Smit-McPhee says he and his father, who also teaches acting in LA and with whom he is very close, made peace with their differences long ago, but he drew on that feeling of being an outsider and the pressure to conform for The Power of the Dog and his portrayal of Peter, an effeminate but deceptively-steely aspiring doctor who finds himself living on a remote ranch when his widowed mother (Kirsten Dunst) remarries with a cattle baron (Dunst’s actual husband Jesse Plemons).
In the mesmerising Western-drama, Peter is teased and tormented by Benedict Cumberbatch’s conflicted cowboy Phil but never buckles, confident in his sense of self.

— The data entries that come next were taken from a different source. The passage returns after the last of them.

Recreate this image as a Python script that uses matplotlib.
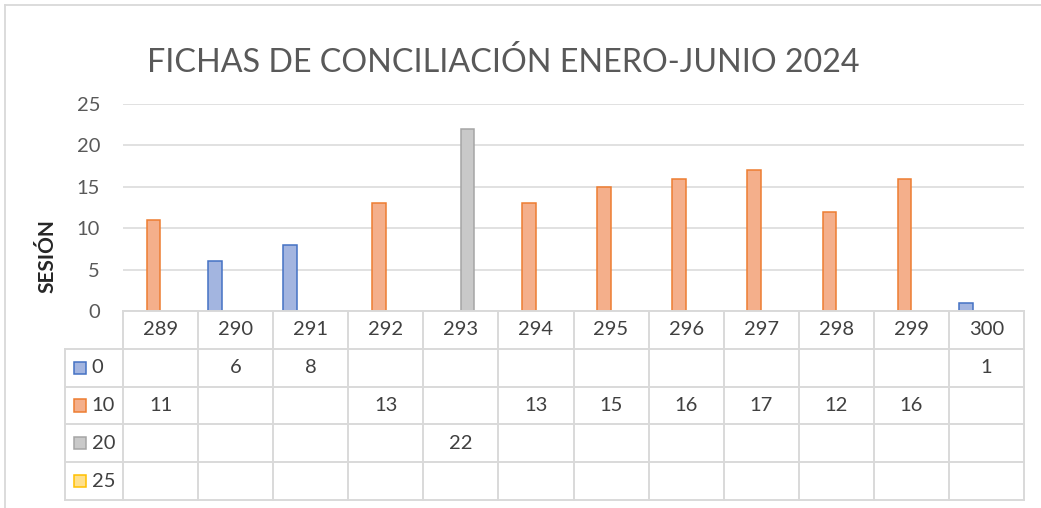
import matplotlib.pyplot as plt
from matplotlib.patches import Rectangle
from matplotlib.lines import Line2D

# datos
sesiones = ["289", "290", "291", "292", "293", "294", "295", "296", "297", "298", "299", "300"]
serie_0 = [None, 6, 8, None, None, None, None, None, None, None, None, 1]
serie_10 = [11, None, None, 13, None, 13, 15, 16, 17, 12, 16, None]
serie_20 = [None, None, None, None, 22, None, None, None, None, None, None, None]
serie_25 = [None] * 12
nombres = ["0", "10", "20", "25"]
titulo = "FICHAS DE CONCILIACIÓN ENERO-JUNIO 2024"

series = [serie_0, serie_10, serie_20, serie_25]
rellenos = ["#A3B5E0", "#F4AF8B", "#C9C9C9", "#FFE08C"]
bordes = ["#4472C4", "#ED7D31", "#A5A5A5", "#FFC000"]

W, H = 1041, 508
fig = plt.figure(figsize=(W / 100, H / 100), dpi=100)
plt.rcParams['font.family'] = ['Lato', 'DejaVu Sans']

def px(x0, y0, x1, y1):
    return [x0 / W, 1 - y1 / H, (x1 - x0) / W, (y1 - y0) / H]

ax = fig.add_axes(px(123, 104, 1024, 311))
n = len(sesiones)
ancho = 0.181
for i, s in enumerate(series):
    off = -0.5 + (1.25 + i) * ancho
    xs = [k + off for k in range(n) if s[k] is not None]
    ys = [v for v in s if v is not None]
    ax.bar(xs, ys, width=ancho, color=rellenos[i], edgecolor=bordes[i], linewidth=1.1, zorder=3)

ax.set_xlim(-0.5, n - 0.5)
ax.set_ylim(0, 25)
ax.set_yticks(range(0, 26, 5))
ax.set_xticks([])
ax.grid(axis='y', color="#D9D9D9", linewidth=1.1, zorder=0)
for sp in ax.spines.values():
    sp.set_visible(False)
ax.tick_params(axis='y', length=0, pad=16.5, labelsize=14.5, labelcolor="#595959")

# tabla de datos
izq = -0.5 - (123 - 65) / 75.08
tb = fig.add_axes(px(65, 311, 1024, 500))
tb.set_xlim(izq, n - 0.5)
tb.set_ylim(5, 0)
tb.axis('off')
gris = "#D9D9D9"
lw = 1.4
fs = 14.5
tb.plot([-0.5, n - 0.5], [0, 0], color=gris, lw=lw, clip_on=False)
for r in range(1, 6):
    tb.plot([izq, n - 0.5], [r, r], color=gris, lw=lw, clip_on=False)
tb.plot([izq, izq], [1, 5], color=gris, lw=lw, clip_on=False)
for k in range(n + 1):
    tb.plot([k - 0.5, k - 0.5], [0, 5], color=gris, lw=lw, clip_on=False)

for k, lab in enumerate(sesiones):
    tb.text(k, 0.5, lab, ha='center', va='center', fontsize=fs, color="#404040")

for i, s in enumerate(series):
    y = i + 1.5
    tb.add_patch(Rectangle((izq + 9 / 75.08, y - 0.16), 0.16, 0.32,
                           facecolor=rellenos[i], edgecolor=bordes[i], lw=1.1, clip_on=False))
    tb.text(izq + 26.5 / 75.08, y, nombres[i], ha='left', va='center', fontsize=fs, color="#404040")
    for k, v in enumerate(s):
        if v is not None:
            tb.text(k, y, str(v), ha='center', va='center', fontsize=fs, color="#404040")

# titulo y etiqueta
fig.text(503 / W, 1 - 62 / H, titulo, ha='center', va='center', fontsize=23.2, color="#595959")
fig.text(47 / W, 1 - 256 / H, "SESIÓN", ha='center', va='center', rotation=90,
         fontsize=15, fontweight='bold', color="#262626")

# borde del grafico
fig.add_artist(Line2D([5 / W, 5 / W], [0, 1 - 5 / H], color=gris, lw=1.3))
fig.add_artist(Line2D([5 / W, 1], [1 - 5 / H, 1 - 5 / H], color=gris, lw=1.3))

fig.savefig("out.png", dpi=100)
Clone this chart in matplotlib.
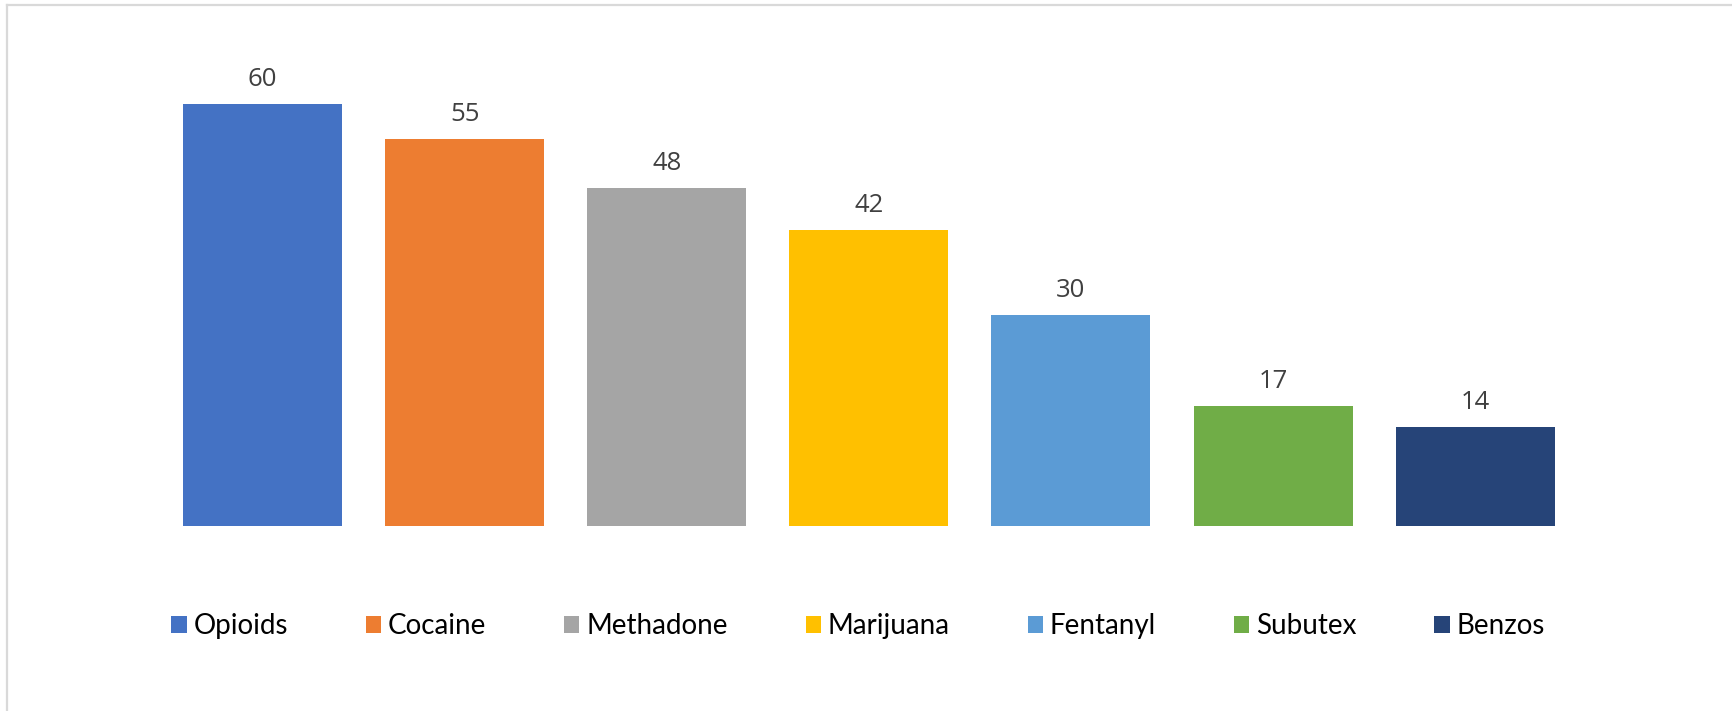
import matplotlib.pyplot as plt
from matplotlib.lines import Line2D

# data
drugs = ['Opioids', 'Cocaine', 'Methadone', 'Marijuana', 'Fentanyl', 'Subutex', 'Benzos']
counts = [60, 55, 48, 42, 30, 17, 14]
colors = ['#4472C4', '#ED7D31', '#A5A5A5', '#FFC000', '#5B9BD5', '#70AD47', '#264478']

W, H = 1732, 711
fig = plt.figure(figsize=(W / 100, H / 100), dpi=100)
fig.patch.set_facecolor('white')

# axes placed so bars land where they do in the source chart
ax = fig.add_axes([161.5 / W, 185 / H, 1414.7 / W, 492.8 / H])
xs = list(range(len(drugs)))
bars = ax.bar(xs, counts, width=0.787, color=colors, label=drugs)
ax.set_xlim(-0.5, len(drugs) - 0.5)
ax.set_ylim(0, 70)
ax.axis('off')

for x, v in zip(xs, counts):
    ax.annotate(str(v), (x, v), xytext=(0, 13), textcoords='offset points',
                ha='center', va='baseline', fontsize=18.5, color='#404040',
                family=['Open Sans', 'DejaVu Sans'])

leg = fig.legend(bars, drugs, loc='center', bbox_to_anchor=(0.4955, 1 - 626 / H),
                 ncol=7, frameon=False, handlelength=0.55, handleheight=0.55,
                 handletextpad=0.25, columnspacing=2.8,
                 prop={'family': ['Lato', 'DejaVu Sans'], 'size': 20})

# light grey frame edges (left and top only, as in the cropped screenshot)
fig.add_artist(Line2D([7 / W, 7 / W], [0, 1 - 5 / H], color='#d9d9d9', lw=1.6,
                      transform=fig.transFigure))
fig.add_artist(Line2D([7 / W, 1], [1 - 5 / H, 1 - 5 / H], color='#d9d9d9', lw=1.6,
                      transform=fig.transFigure))

fig.savefig('out.png', dpi=100)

“I saw parallels with Peter in myself,” he says. “In terms of how he carries himself, he might have different interests to the general population and growing up that can be kind of hard since you don’t really fit into a box.
“For a lot of my life I thought, ‘Do I have to change myself to fit in a box?’ whereas Peter, I don’t think he ever had that thought. He is completely grounded in his being and he has an unwavering essence about himself and confidence that even when it’s combated, he doesn’t try to adjust himself to please others. So, if anything, I wish I could take on more of that myself.”
While The Power Of the Dog is set in 1920s Montana it was shot last year in New Zealand in two Covid-interrupted stints, and Smit-McPhee, who has been based in LA for most of the past decade also used the opportunity to reconnect with his homeland. He and his long-time girlfriend, Rebecca Phillipou, relocated to her home town of Melbourne for the duration to be closer to his mother, Sonja Smit, and his younger brother, Caden. He also relished the slower pace of life compared to celebrity obsessed Hollywood and says he finds it “therapeutic” and “healthy” to escape that bubble.
“I got to visit my mum quite a bit and support her through those crazy times and honestly, since I spent so much time there I bought a four-wheel drive and I got a dirt bike and I have been rediscovering the landscape and appreciating it for what it is,” he says. “Living in LA you hear people say that they wish they got out to Australia but it’s too far, so it reminds you of what a beautiful place I come from. I can’t wait to get back to do those simple things and be fulfilled.”
The Power of the Dog is streaming now on Netflix.
MODERN MARVELS
Heads up to Marvel Studios President, Kevin Feige – Kodi Smit-McPhee wants in on the Marvel Cinematic Universe.
Having played the blue-skinned, teleporting mutant Nightcrawler in the past two X-Men movies, Apocalypse and Dark Phoenix, he says he’s up for more.
And with Disney having bought out the rights to the comic book favourites – and with plans afoot to integrate the X-men into the hugely successful MCU superhero franchise – the next time he faces off with his Power Of The Dog co-star Benedict “Doctor Strange” Cumberbatch, they could both conceivably be wearing capes.
“I would be absolutely privileged to be reintroduced into that world,” Smit-McPhee says. “There are a lot of portals and different dimensions opening up on Disney+ and the new instalments of their franchises, so there are a lot of possibilities, it’s just a matter of their strategies and who they want to bring back for the most satisfying punch.”
Smit-McPhee says he raised the subject with Cumberbatch – who was preparing to reprise his character for Spider-Man: No Way Home and Doctor Strange in the Multiverse of Madness – but was swiftly shut down.
Not only did Cumberbatch stay in character as an embittered cowboy for most of the New Zealand shoot, he is also very aware of the famous Marvel cone of silence. “I thought I could go into more details with him but he is extremely dedicated to his protection of the Marvel Cinematic Universe,” says Smit-McPhee with a laugh.